--- SHORT PROBLEM ---
Each line of the material below should be reproduced exactly.

--- MATERIAL ---
▶

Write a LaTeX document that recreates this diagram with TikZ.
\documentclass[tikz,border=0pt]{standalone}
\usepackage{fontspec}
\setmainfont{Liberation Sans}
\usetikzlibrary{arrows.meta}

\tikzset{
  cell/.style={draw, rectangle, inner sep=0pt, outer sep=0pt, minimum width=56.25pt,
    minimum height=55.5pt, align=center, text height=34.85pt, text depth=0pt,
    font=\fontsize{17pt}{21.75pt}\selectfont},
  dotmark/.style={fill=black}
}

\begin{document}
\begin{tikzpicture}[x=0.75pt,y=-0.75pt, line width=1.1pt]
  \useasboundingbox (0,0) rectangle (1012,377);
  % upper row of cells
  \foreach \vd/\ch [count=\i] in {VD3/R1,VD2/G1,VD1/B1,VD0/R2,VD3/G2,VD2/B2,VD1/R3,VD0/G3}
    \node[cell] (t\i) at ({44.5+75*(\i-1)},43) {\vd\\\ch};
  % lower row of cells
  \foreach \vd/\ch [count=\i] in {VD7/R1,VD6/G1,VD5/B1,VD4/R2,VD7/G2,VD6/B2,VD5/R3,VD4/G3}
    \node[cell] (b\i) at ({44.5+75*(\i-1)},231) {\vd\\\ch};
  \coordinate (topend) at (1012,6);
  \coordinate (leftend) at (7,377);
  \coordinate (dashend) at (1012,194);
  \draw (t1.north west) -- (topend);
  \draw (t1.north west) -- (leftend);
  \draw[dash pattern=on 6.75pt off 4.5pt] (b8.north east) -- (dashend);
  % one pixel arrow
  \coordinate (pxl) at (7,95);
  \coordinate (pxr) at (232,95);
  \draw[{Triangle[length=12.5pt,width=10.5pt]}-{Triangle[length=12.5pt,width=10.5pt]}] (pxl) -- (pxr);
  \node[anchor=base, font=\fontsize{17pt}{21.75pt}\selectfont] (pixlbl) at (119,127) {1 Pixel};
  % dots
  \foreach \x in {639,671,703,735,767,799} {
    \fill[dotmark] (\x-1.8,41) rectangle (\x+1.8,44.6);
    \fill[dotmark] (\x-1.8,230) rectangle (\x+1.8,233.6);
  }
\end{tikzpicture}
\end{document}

◀

--- TASK RESULT ---
Write a LaTeX document that recreates this diagram with TikZ.
\documentclass[tikz,border=0pt]{standalone}
\usepackage{fontspec}
\setmainfont{Liberation Sans}
\usetikzlibrary{arrows.meta}

\tikzset{
  cell/.style={draw, rectangle, inner sep=0pt, outer sep=0pt, minimum width=56.25pt,
    minimum height=55.5pt, align=center, text height=34.85pt, text depth=0pt,
    font=\fontsize{17pt}{21.75pt}\selectfont},
  dotmark/.style={fill=black}
}

\begin{document}
\begin{tikzpicture}[x=0.75pt,y=-0.75pt, line width=1.1pt]
  \useasboundingbox (0,0) rectangle (1012,377);
  % upper row of cells
  \foreach \vd/\ch [count=\i] in {VD3/R1,VD2/G1,VD1/B1,VD0/R2,VD3/G2,VD2/B2,VD1/R3,VD0/G3}
    \node[cell] (t\i) at ({44.5+75*(\i-1)},43) {\vd\\\ch};
  % lower row of cells
  \foreach \vd/\ch [count=\i] in {VD7/R1,VD6/G1,VD5/B1,VD4/R2,VD7/G2,VD6/B2,VD5/R3,VD4/G3}
    \node[cell] (b\i) at ({44.5+75*(\i-1)},231) {\vd\\\ch};
  \coordinate (topend) at (1012,6);
  \coordinate (leftend) at (7,377);
  \coordinate (dashend) at (1012,194);
  \draw (t1.north west) -- (topend);
  \draw (t1.north west) -- (leftend);
  \draw[dash pattern=on 6.75pt off 4.5pt] (b8.north east) -- (dashend);
  % one pixel arrow
  \coordinate (pxl) at (7,95);
  \coordinate (pxr) at (232,95);
  \draw[{Triangle[length=12.5pt,width=10.5pt]}-{Triangle[length=12.5pt,width=10.5pt]}] (pxl) -- (pxr);
  \node[anchor=base, font=\fontsize{17pt}{21.75pt}\selectfont] (pixlbl) at (119,127) {1 Pixel};
  % dots
  \foreach \x in {639,671,703,735,767,799} {
    \fill[dotmark] (\x-1.8,41) rectangle (\x+1.8,44.6);
    \fill[dotmark] (\x-1.8,230) rectangle (\x+1.8,233.6);
  }
\end{tikzpicture}
\end{document}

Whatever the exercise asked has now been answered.